I can’t help but sink into him. Just a little. He lets me, but the decadent silk on silk press of my body against his isn’t as relaxing as I thought it would be. He’s too warm. Too firm. He smells too much like the books that kept my imagination vivid and awake through these last four lonely years.
“Oh, that’s quite all right,” I say, my voice on the wrong side of breathy. “It’s, well, it’s surprisingly hard to hear, but it’s not like I expected help to arrive after all this time. I’m not quite that naive.” I shake my head. “I’m okay. I’m sorry.”
“Hm.” He cups my chin in those long, elegant fingers, but I can’t be snared in those eyes again. I try to turn my face but end up rubbing my cheek into his palm instead.
He releases a long breath, then murmurs, “Did help not arrive, though?”
He brushes his thumb over the seam of my mouth. My eyes flutter closed as a shiver traces its way over my scalp and down my spine, and I need to force them back open. I blush at how intensely he regards me. I don’t think I’ve ever met someone with such single-minded focus. Like the whole world has just faded away and we stand together, alone in some kind of hazy, dreamy abyss.
“I—” I clear my throat as his thumb dips briefly into the warm, slick heat of my mouth before he withdraws. I only just stop myself from panting. “I suppose it did.”
Those pretty lips take a sweet, lunate curve, and then he draws me back into motion down the hall. I’m reminded that there is, in fact, a world around us. And there are four other men awaiting me. Four men who are expecting to form a ridiculous sex pact that is slowly sounding less and less ridiculous with every moment I spend in Jasper’s company.
He leads me around a corner, deeper into the lodge. Rosy lights brighten the spacious hall. Jasper matches my slow steps patiently, in silence, until the air between us swells, growing heavy and electric.
I have to fight to stop my hands from fidgeting, my body tingling and pulsing with . . . nerves? Surely it’s nerves.
“You have a lovely home,” I blurt.
The curve to his lips deepens, but he says nothing.
I’m not usually a person who needs to fill silence, but my pulse is jittery. Carbonated. It’s making things bubble out of me.
“So have you lived here long?” Just stop talking, Eden. Please, for the love of God.
Jasper quirks a brow and lets me stew in my embarrassment for a moment, damn him.

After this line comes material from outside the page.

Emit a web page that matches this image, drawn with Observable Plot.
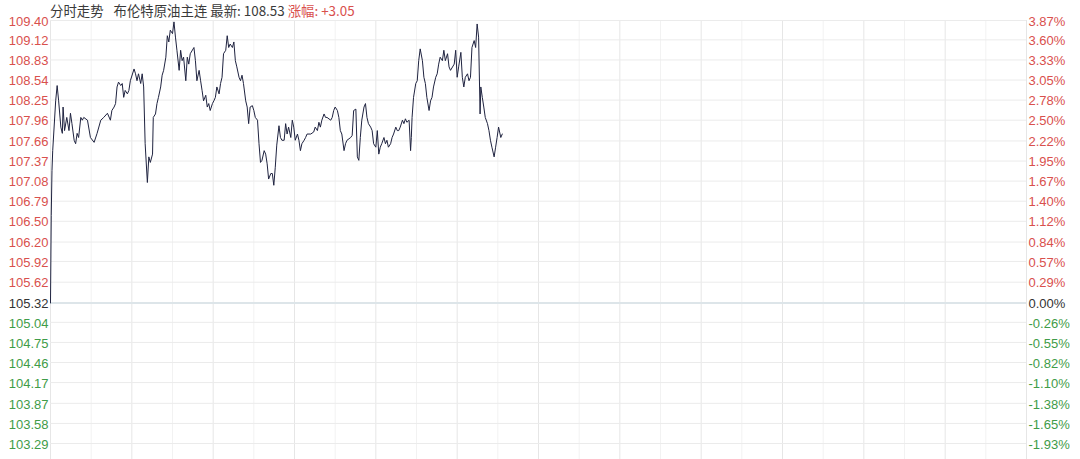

“Yes, I have,” he finally says, then adds, “This was my family home, and later my personal retreat, before the world disappeared. My mother was from Gangnam-gu, in Seoul. She fell in love with an American businessman, my father, though she insisted that she fell in love with the scenery first. They built Bristlebrook, and it was their sanctuary for many years before they retired in Seoul.”
We pause in front of a heavy door. “They left this home to me, and I was in the process of moving here after my retirement when everything fell apart. I suggested the Rangers join me when it became clear we could do no good where we were.”
I press my lips together. There’s a bitter undercurrent in his tone. I want to touch him, to offer him some small comfort, but I’m scared that if I do, I’ll end up floating away again.
I need to stay grounded right now.
“You’re too young to be retired,” I say instead of pressing.
“It was foolish of me, but there was something I thought I could outrun. In the end, it only ended up chasing me here.” The smile on his lips turns cold, self-deprecating, but he grimaces. “Enough of that.”
The crease deepens between my brows, and I open my mouth, confused, but he cuts me off and pushes open the door.
“Welcome to Bristlebrook, Eden.”
The low murmuring in the room tapers off as the door swings open and it takes a moment for me to gather my courage and step inside. Dark floorboards span the room, covered in the center by a plush rug. The natural gray rock of the cliff forms the walls and ceiling of the large, cave-like room, reminding me of my last home.